Ireland’s economic outlook worsened on Monday as the country’s central bank cut its growth forecast for this year, with gross domestic product now set to increase 0.2 per cent against previous forecasts of 0.8 per cent.

Ireland’s economic outlook worsens Ireland’s economic outlook worsens

The slowing economy will compound the challenges the Fianna Fáil-led government faces in framing this year’s budget, which is critical to restoring investor confidence in Ireland’s fiscal consolidation plan.

After a Fianna Fáil backbencher at the weekend raised concerns about the upcoming cuts, a government minister has for the first time publicly acknowledged it may not have the numbers to get its budget through parliament, which could lead to an early general election.

Pat Carey, minister of state for community, equality and gaeltacht (the Irish speaking region) affairs, said it was not “beyond the bounds of possibility” that the government would not be able to get the December budget through parliament, adding that in that event “we would be in a different scenario”.

Publishing its revised forecasts, the central bank said the recovery was unbalanced, because it was driven mainly by exports, as domestic demand continued to stall.

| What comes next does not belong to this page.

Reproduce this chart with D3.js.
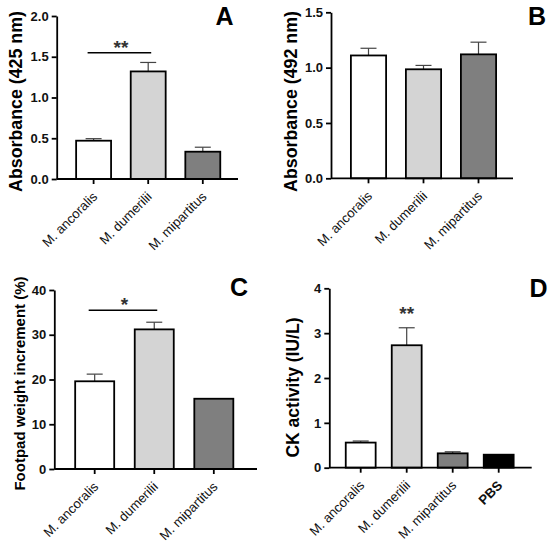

It added “the continuing weakness of investment remains a considerable drag on growth”. Ireland’s economic woes will be further underlined with exchequer returns for the third quarter published later on Monday which are set to confirm a further deterioration in the fiscal deficit.

After announcing further bank bail-outs last week, the government said the deficit would hit 32 per cent of national income this year or 10 times the Maastricht fiscal guidelines for eurozone members. But stripping out the bank rescue costs, which officials say do not affect Ireland’s borrowing requirement this year as they have already been paid for using 10 year promissory notes, the underlying fiscal deficit forecast has been revised to 11.9 per cent this year, as against 11.6 per cent forecast at the time of last year’s budget.

Were the government to fail to secure parliamentary backing for the budget it would lead to the automatic resignation of Brian Cowen as prime minister. He would then have to seek a dissolution of parliament from the president. Fresh elections would then have be held within 28 days.

The budget is normally voted on in several stages – with some excise changes having to be approved on the day, while the finance bill containing the detailed tax changes and the social welfare bill usually are not debated until the new year.

But opposition politicians say any one of those votes could be the trigger for a general election.